DIP10005: Dependency-Carrying Declarations is now available for community feedback

Chris Wright via Digitalmars-d digitalmars-d at puremagic.com
Fri Dec 30 16:32:40 PST 2016


On Fri, 30 Dec 2016 22:42:39 +0000, Stefan Koch wrote:

> On Friday, 30 December 2016 at 22:29:18 UTC, Chris Wright wrote:
>> * Performance improvements, primarily when a module imports another,
>> bulky module for optional functionality.
> That is solved by selective imports.

Well, not today, but it could be. Same with static imports. Both 
accomplish this goal better than DIP1005.

>> * Making it easier to locate where things are defined when reading
>> code.
> 
> That is solved by selective imports.

Static imports do that better than selective imports, though it's more 
typing.

With selective imports, you can either find the declaration in the 
current module, or find the symbol in an import list. If it's imported, 
and the module author is using standard code formatting, you will find 
the import at the top of the module, which will be fast. This is less 
true with arbitrarily scoped imports.

With DIP1005, you rely on there also being selective or static imports. 
If the module author didn't use them, then you have to pull out grep.

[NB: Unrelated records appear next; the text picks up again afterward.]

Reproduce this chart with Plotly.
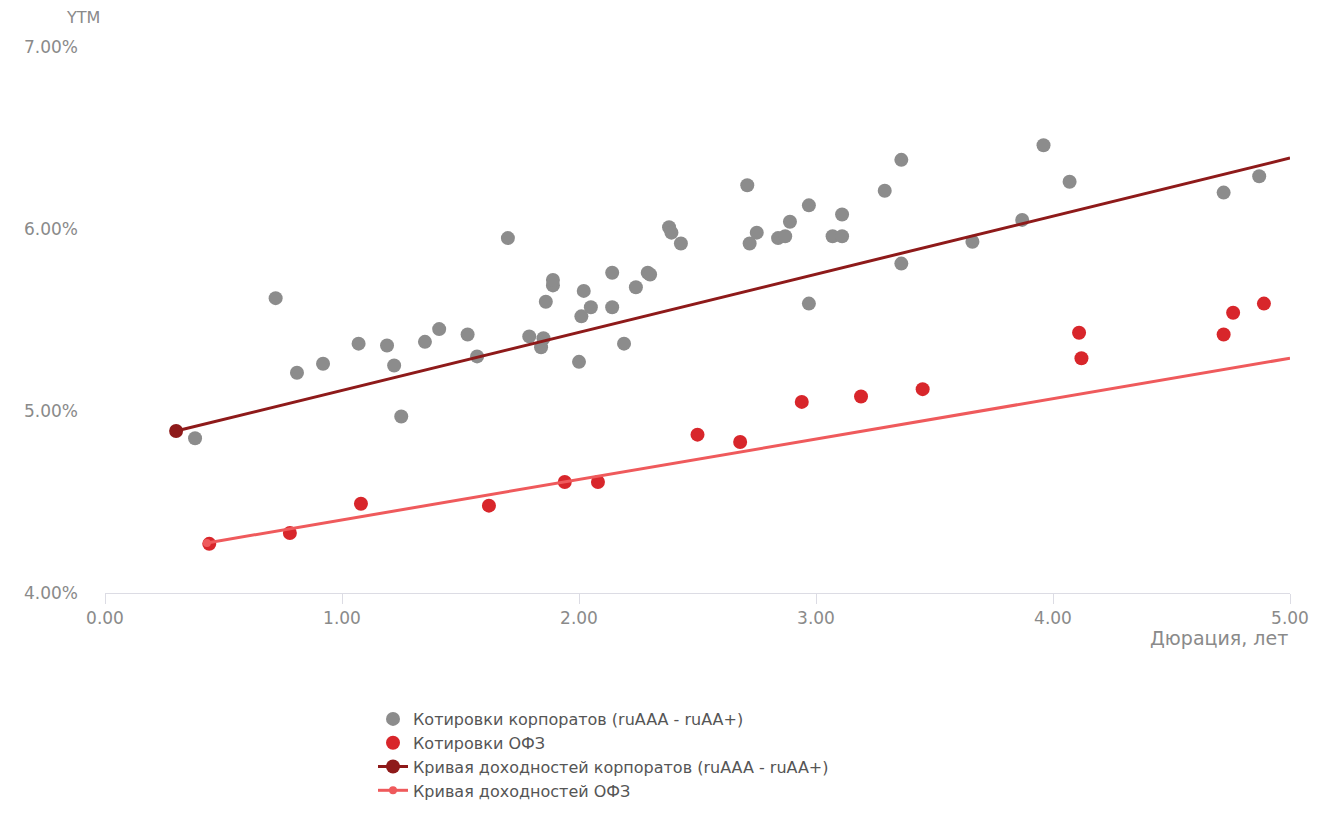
import plotly.graph_objects as go

corp_x = [0.38, 0.72, 0.81, 0.92, 1.07, 1.19, 1.22, 1.25, 1.35, 1.41, 1.53, 1.57,
          1.70, 1.79, 1.85, 1.84, 1.86, 1.89, 1.89, 2.00, 2.02, 2.05, 2.01, 2.14,
          2.14, 2.19, 2.24, 2.29, 2.30, 2.38, 2.39, 2.43, 2.71, 2.72, 2.75, 2.84,
          2.87, 2.89, 2.97, 2.97, 3.07, 3.11, 3.11, 3.29, 3.36, 3.36, 3.66, 3.87,
          3.96, 4.07, 4.72, 4.87]
corp_y = [4.85, 5.62, 5.21, 5.26, 5.37, 5.36, 5.25, 4.97, 5.38, 5.45, 5.42, 5.30,
          5.95, 5.41, 5.40, 5.35, 5.60, 5.69, 5.72, 5.27, 5.66, 5.57, 5.52, 5.76,
          5.57, 5.37, 5.68, 5.76, 5.75, 6.01, 5.98, 5.92, 6.24, 5.92, 5.98, 5.95,
          5.96, 6.04, 6.13, 5.59, 5.96, 6.08, 5.96, 6.21, 6.38, 5.81, 5.93, 6.05,
          6.46, 6.26, 6.20, 6.29]

ofz_x = [0.44, 0.78, 1.08, 1.62, 1.94, 2.08, 2.50, 2.68, 2.94, 3.19, 3.45,
         4.11, 4.12, 4.72, 4.76, 4.89]
ofz_y = [4.27, 4.33, 4.49, 4.48, 4.61, 4.61, 4.87, 4.83, 5.05, 5.08, 5.12,
         5.43, 5.29, 5.42, 5.54, 5.59]

corp_curve_x = [0.30, 5.00]
corp_curve_y = [4.89, 6.39]
ofz_curve_x = [0.43, 5.00]
ofz_curve_y = [4.275, 5.29]

x_ticks = [0, 1, 2, 3, 4, 5]
x_labels = ["0.00", "1.00", "2.00", "3.00", "4.00", "5.00"]
y_ticks = [4, 5, 6, 7]
y_labels = ["4.00%", "5.00%", "6.00%", "7.00%"]

FONT = "DejaVu Sans"
GREY = "#8c8c8c"
RED = "#d8262b"
DARK = "#8e1a1a"
LIGHT = "#ef5a5c"
TXT = "#8a8a8a"
CLEAR = "rgba(0,0,0,0)"

fig = go.Figure()
fig.add_trace(go.Scatter(x=corp_x, y=corp_y, mode="markers",
                         name="Котировки корпоратов (ruAAA - ruAA+)",
                         marker=dict(color=GREY, size=14)))
fig.add_trace(go.Scatter(x=ofz_x, y=ofz_y, mode="markers",
                         name="Котировки ОФЗ",
                         marker=dict(color=RED, size=14)))
fig.add_trace(go.Scatter(x=corp_curve_x, y=corp_curve_y, mode="lines+markers",
                         name="Кривая доходностей корпоратов (ruAAA - ruAA+)",
                         line=dict(color=DARK, width=3),
                         marker=dict(color=[DARK, CLEAR], size=14)))
fig.add_trace(go.Scatter(x=ofz_curve_x, y=ofz_curve_y, mode="lines+markers",
                         name="Кривая доходностей ОФЗ",
                         line=dict(color=LIGHT, width=3),
                         marker=dict(color=[LIGHT, CLEAR], size=8)))

fig.update_layout(
    width=1332, height=818,
    margin=dict(l=105, r=42, t=47, b=225, autoexpand=False),
    paper_bgcolor="white", plot_bgcolor="white",
    font=dict(family=FONT, size=16, color=TXT),
    showlegend=True,
    legend=dict(xref="container", yref="container",
                x=373 / 1332, y=1 - 702 / 818, xanchor="left", yanchor="top",
                font=dict(family=FONT, size=16, color="#555555"),
                tracegroupgap=0, itemwidth=30),
    xaxis=dict(range=[0, 5], tickvals=x_ticks, ticktext=x_labels,
               showgrid=False, zeroline=False, showline=True,
               linecolor="#dcdce4", linewidth=1, ticks="outside",
               ticklen=10, tickcolor="#dcdce4",
               tickfont=dict(size=17, color=TXT)),
    yaxis=dict(range=[4, 7], tickvals=y_ticks, ticktext=y_labels,
               showgrid=False, zeroline=False, showline=False,
               ticks="", ticklabelstandoff=26,
               tickfont=dict(size=17, color=TXT)),
    annotations=[
        dict(text="YTM", xref="paper", yref="paper", x=(83 - 105) / 1185,
             y=(593 - 18) / 546, xanchor="center", yanchor="middle",
             showarrow=False, font=dict(size=16, color=TXT)),
        dict(text="Дюрация, лет", xref="paper", yref="paper", x=1.0,
             y=(593 - 638) / 546, xanchor="right", yanchor="middle",
             showarrow=False, font=dict(size=19, color=TXT)),
    ],
)

fig.write_html("out.html")
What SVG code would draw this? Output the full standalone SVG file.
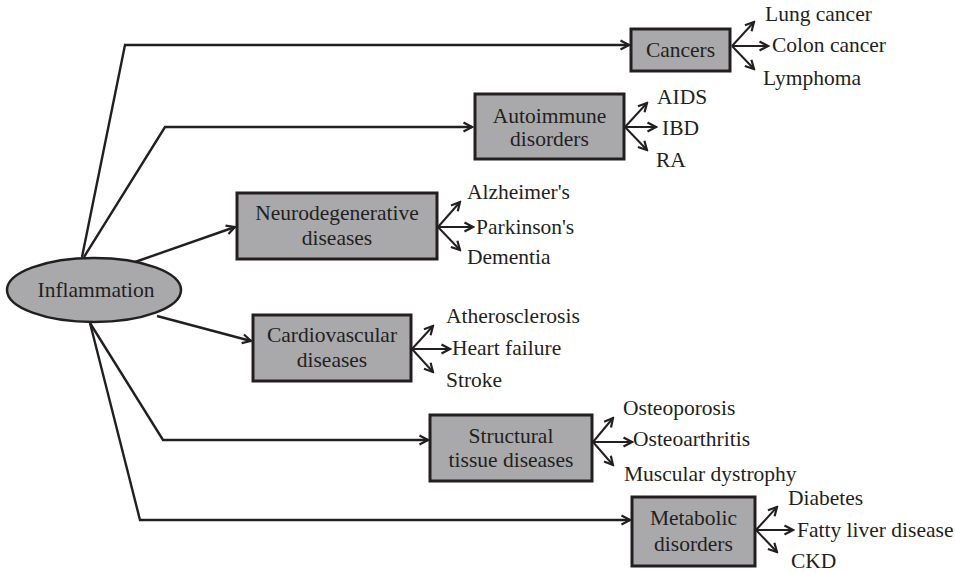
<svg xmlns="http://www.w3.org/2000/svg" width="955" height="573" viewBox="0 0 955 573">
  <style>
    text { font-family: "Liberation Serif", "Times New Roman", serif; font-size: 21.5px; fill: #231f20; }
    .mid { text-anchor: middle; }
    .box { fill: #a9a9ab; stroke: #231f20; stroke-width: 3; }
    .link { fill: none; stroke: #231f20; stroke-width: 2.4; marker-end: url(#ah); }
    .br { fill: none; stroke: #231f20; stroke-width: 2; marker-end: url(#ah); }
  </style>
  <defs>
    <marker id="ah" viewBox="0 0 12 12" refX="10.5" refY="6" markerWidth="12" markerHeight="12" orient="auto" markerUnits="userSpaceOnUse">
      <path d="M2,1.5 L10.5,6 L2,10.5" fill="none" stroke="#231f20" stroke-width="2.2" stroke-linejoin="miter"/>
    </marker>
  </defs>

  <!-- connectors from the central node -->
  <g id="connectors">
    <path class="link" d="M82,257 L125,45 L629,45"/>
    <path class="link" d="M84,257 L165,127 L472,127"/>
    <path class="link" d="M135,262 L235,227"/>
    <path class="link" d="M157,316 L251,341"/>
    <path class="link" d="M90,323 L163,440 L428,440"/>
    <path class="link" d="M90,323 L140,520 L630,520"/>

    <!-- branch arrows -->
    <path class="br" d="M732,46 L754,22"/>
    <path class="br" d="M732,46 L768,46"/>
    <path class="br" d="M732,46 L754,69"/>

    <path class="br" d="M625,127 L647,103"/>
    <path class="br" d="M625,127 L656,127"/>
    <path class="br" d="M625,127 L647,150"/>

    <path class="br" d="M438,227 L460,202"/>
    <path class="br" d="M438,227 L473,227"/>
    <path class="br" d="M438,227 L460,250"/>

    <path class="br" d="M412,349 L433,326"/>
    <path class="br" d="M412,349 L450,349"/>
    <path class="br" d="M412,349 L433,372"/>

    <path class="br" d="M593,442 L613,418"/>
    <path class="br" d="M593,442 L632,442"/>
    <path class="br" d="M593,442 L613,465"/>

    <path class="br" d="M756,530 L777,507"/>
    <path class="br" d="M756,530 L793,530"/>
    <path class="br" d="M756,530 L777,552"/>
  </g>

  <g id="inflammation">
    <ellipse cx="94" cy="290" rx="87" ry="32" fill="#a9a9ab" stroke="#231f20" stroke-width="2.5"/>
    <text class="mid" x="96" y="297">Inflammation</text>
  </g>

  <g id="cancers">
    <rect class="box" x="631" y="29" width="99" height="42"/>
    <text class="mid" x="680.5" y="57">Cancers</text>
    <text x="765" y="21">Lung cancer</text>
    <text x="772" y="52">Colon cancer</text>
    <text x="763" y="85">Lymphoma</text>
  </g>

  <g id="autoimmune">
    <rect class="box" x="475" y="94" width="149" height="65"/>
    <text class="mid" x="549.5" y="123">Autoimmune</text>
    <text class="mid" x="549.5" y="146">disorders</text>
    <text x="657" y="104">AIDS</text>
    <text x="662" y="135">IBD</text>
    <text x="656" y="167">RA</text>
  </g>

  <g id="neurodegenerative">
    <rect class="box" x="237" y="193" width="200" height="66"/>
    <text class="mid" x="337" y="220">Neurodegenerative</text>
    <text class="mid" x="337" y="245">diseases</text>
    <text x="467" y="199">Alzheimer's</text>
    <text x="476" y="234">Parkinson's</text>
    <text x="467" y="264">Dementia</text>
  </g>

  <g id="cardiovascular">
    <rect class="box" x="253" y="315" width="158" height="66"/>
    <text class="mid" x="332" y="342">Cardiovascular</text>
    <text class="mid" x="332" y="367">diseases</text>
    <text x="446" y="323">Atherosclerosis</text>
    <text x="452" y="355">Heart failure</text>
    <text x="446" y="387">Stroke</text>
  </g>

  <g id="structural">
    <rect class="box" x="430" y="415" width="162" height="66"/>
    <text class="mid" x="511" y="443">Structural</text>
    <text class="mid" x="511" y="467">tissue diseases</text>
    <text x="623" y="415">Osteoporosis</text>
    <text x="633" y="446">Osteoarthritis</text>
    <text x="624" y="481">Muscular dystrophy</text>
  </g>

  <g id="metabolic">
    <rect class="box" x="632" y="497" width="123" height="69"/>
    <text class="mid" x="693.5" y="525">Metabolic</text>
    <text class="mid" x="693.5" y="551">disorders</text>
    <text x="788" y="505">Diabetes</text>
    <text x="797" y="537">Fatty liver disease</text>
    <text x="791" y="568">CKD</text>
  </g>
</svg>
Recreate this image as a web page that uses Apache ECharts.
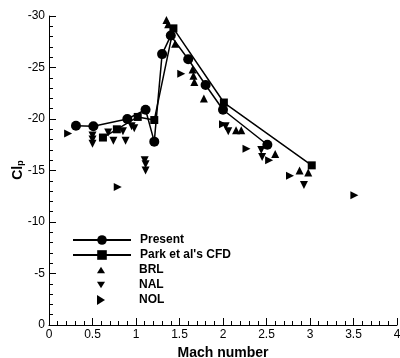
<!DOCTYPE html>
<html><head><meta charset="utf-8">
<script src="https://cdn.jsdelivr.net/npm/echarts@6/dist/echarts.min.js"></script>
<style>html,body{margin:0;padding:0;background:#fff}#c{width:400px;height:358px}</style>
</head><body><div id="c"></div>
<script>
var xTicks = [0, 0.5, 1, 1.5, 2, 2.5, 3, 3.5, 4];
var yTicks = [-30, -25, -20, -15, -10, -5, 0];
var presentX = [0.31, 0.51, 0.90, 1.11, 1.21, 1.30, 1.40, 1.60, 1.80, 2.00, 2.51];
var presentY = [-19.35, -19.3, -20.0, -20.9, -17.8, -26.3, -28.1, -25.8, -23.3, -20.9, -17.5];
var parkX = [0.62, 0.78, 1.02, 1.21, 1.43, 2.01, 3.02];
var parkY = [-18.2, -19.0, -20.2, -19.9, -28.8, -21.6, -15.5];
var brlX = [1.35, 1.37, 1.45, 1.65, 1.66, 1.67, 1.78, 2.15, 2.21, 2.60, 2.88, 2.98];
var brlY = [-29.6, -29.2, -27.3, -24.8, -24.2, -23.6, -22.0, -18.9, -18.9, -16.6, -15.0, -14.8];
var nalX = [0.50, 0.50, 0.50, 0.68, 0.74, 0.85, 0.88, 0.95, 0.98, 1.10, 1.11, 1.11, 2.03, 2.06, 2.44, 2.45, 2.93];
var nalY = [-18.4, -18.0, -17.6, -18.7, -17.9, -18.8, -17.9, -19.3, -19.1, -16.0, -15.6, -15.0, -19.3, -18.8, -17.0, -16.3, -13.6];
var nolX = [0.22, 0.79, 1.52, 2.00, 2.27, 2.53, 2.77, 3.51];
var nolY = [-18.6, -13.4, -24.4, -19.5, -17.1, -16.0, -14.5, -12.6];

function pairs(xs, ys) { return xs.map(function (x, i) { return [x, ys[i]]; }); }
var FONT = 'Liberation Sans, Arial, sans-serif';
var legendText = {fontFamily: FONT, fontWeight: 'bold', fontSize: 12, color: '#000'};
var black = {color: '#000', opacity: 1};
var chart = echarts.init(document.getElementById('c'), null, {renderer: 'canvas'});
chart.setOption({
  animation: false,
  backgroundColor: '#fff',
  grid: {left: 49, right: 3, top: 16, bottom: 33, outerBoundsMode: 'none', containLabel: false},
  graphic: [{
    type: 'text', x: 18, y: 170, rotation: Math.PI / 2,
    style: {
      text: '{a|Cl}{b|p}', align: 'center', verticalAlign: 'middle',
      rich: {
        a: {fontFamily: FONT, fontWeight: 'bold', fontSize: 14, fill: '#000', color: '#000'},
        b: {fontFamily: FONT, fontWeight: 'bold', fontSize: 9, fill: '#000', color: '#000', verticalAlign: 'bottom', padding: [6, 0, 0, 0]}
      }
    }
  }],
  legend: [{
    orient: 'vertical', left: 67, top: 229,
    itemWidth: 58, itemHeight: 12, itemGap: 3,
    textStyle: Object.assign({padding: [0, 0, 0, 4]}, legendText),
    data: ['Present', "Park et al's CFD"]
  }, {
    orient: 'vertical', left: 92, top: 259,
    itemWidth: 8, itemHeight: 12, itemGap: 3,
    itemStyle: black,
    textStyle: Object.assign({padding: [0, 0, 0, 29]}, legendText),
    data: [
      {name: 'BRL', icon: 'path://M5,0 L10,8 L0,8 Z', itemStyle: black},
      {name: 'NAL', icon: 'path://M0,0 L10,0 L5,8 Z', itemStyle: black},
      {name: 'NOL', icon: 'path://M0,0 L8,5 L0,10 Z', itemStyle: black}
    ]
  }],
  xAxis: {
    type: 'value', min: 0, max: 4, interval: 0.5,
    name: 'Mach number', nameLocation: 'middle', nameGap: 17,
    nameTextStyle: {fontFamily: FONT, fontWeight: 'bold', fontSize: 14, color: '#000'},
    axisLine: {lineStyle: {color: '#000', width: 1}},
    axisTick: {inside: true, length: 7, lineStyle: {color: '#000'}},
    minorTick: {show: true, splitNumber: 5, length: 4, lineStyle: {color: '#000'}},
    splitLine: {show: false},
    axisLabel: {fontFamily: FONT, fontSize: 12, color: '#000', margin: 4, hideOverlap: false,
      formatter: function (v) { return xTicks.indexOf(v) >= 0 ? String(v) : ''; }}
  },
  yAxis: {
    type: 'value', min: -30, max: 0, interval: 5, inverse: true,
    axisLine: {show: true, lineStyle: {color: '#000', width: 1}},
    axisTick: {show: true, inside: true, length: 7, lineStyle: {color: '#000'}},
    minorTick: {show: true, splitNumber: 5, length: 4, lineStyle: {color: '#000'}},
    splitLine: {show: false},
    axisLabel: {fontFamily: FONT, fontSize: 12, color: '#000', margin: 4,
      formatter: function (v) { return yTicks.indexOf(v) >= 0 ? String(v) : ''; }}
  },
  series: [
    {name: 'Present', type: 'line', data: pairs(presentX, presentY), symbol: 'circle', symbolSize: 10,
     itemStyle: black, lineStyle: {color: '#000', width: 1.5}},
    {name: "Park et al's CFD", type: 'line', data: pairs(parkX, parkY), symbol: 'rect', symbolSize: 8,
     itemStyle: black, lineStyle: {color: '#000', width: 1.5}},
    {name: 'BRL', type: 'scatter', data: pairs(brlX, brlY), symbol: 'triangle', symbolSize: 8,
     itemStyle: black},
    {name: 'NAL', type: 'scatter', data: pairs(nalX, nalY), symbol: 'triangle', symbolSize: 8, symbolRotate: 180,
     itemStyle: black},
    {name: 'NOL', type: 'scatter', data: pairs(nolX, nolY), symbol: 'triangle', symbolSize: 8, symbolRotate: -90,
     itemStyle: black}
  ]
});
</script></body></html>
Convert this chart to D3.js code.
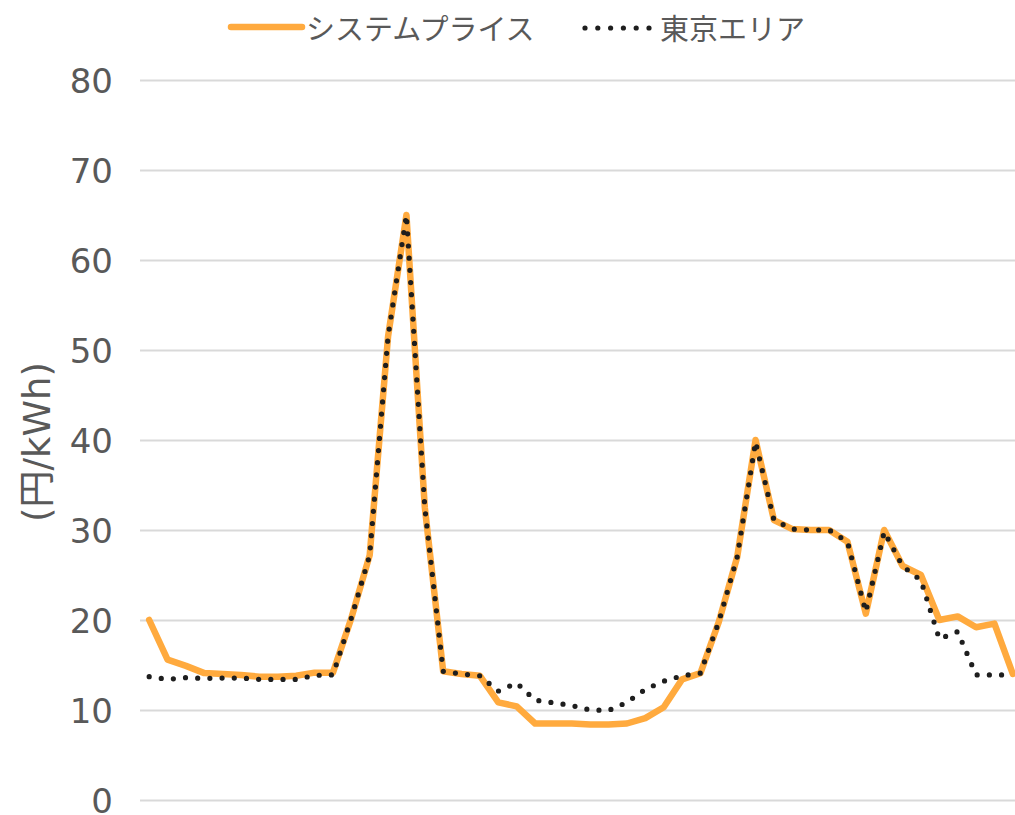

>> * Making it easier to move declarations between files.
> 
> That is solved by selective imports.

That helps a bit. You still need to exercise discipline in only using 
selective imports for what you need for visible declarations.

Static imports work about as well, except you can probably write a 
complicated regex replacement to extract out the imports you need.

DIP1005 is a solid improvement here.

Unfortunately, this is a rather marginal usecase.

-- Another thing that just occurred to me: if you're modifying a function 
signature and that brings in another imported symbol, you don't have to 
move to the top of the file or struct to add the necessary import. It's a 
small thing for vim users, who are used to using marks and fast movement 
commands, but if you're using, say, VSCode, that might be painful.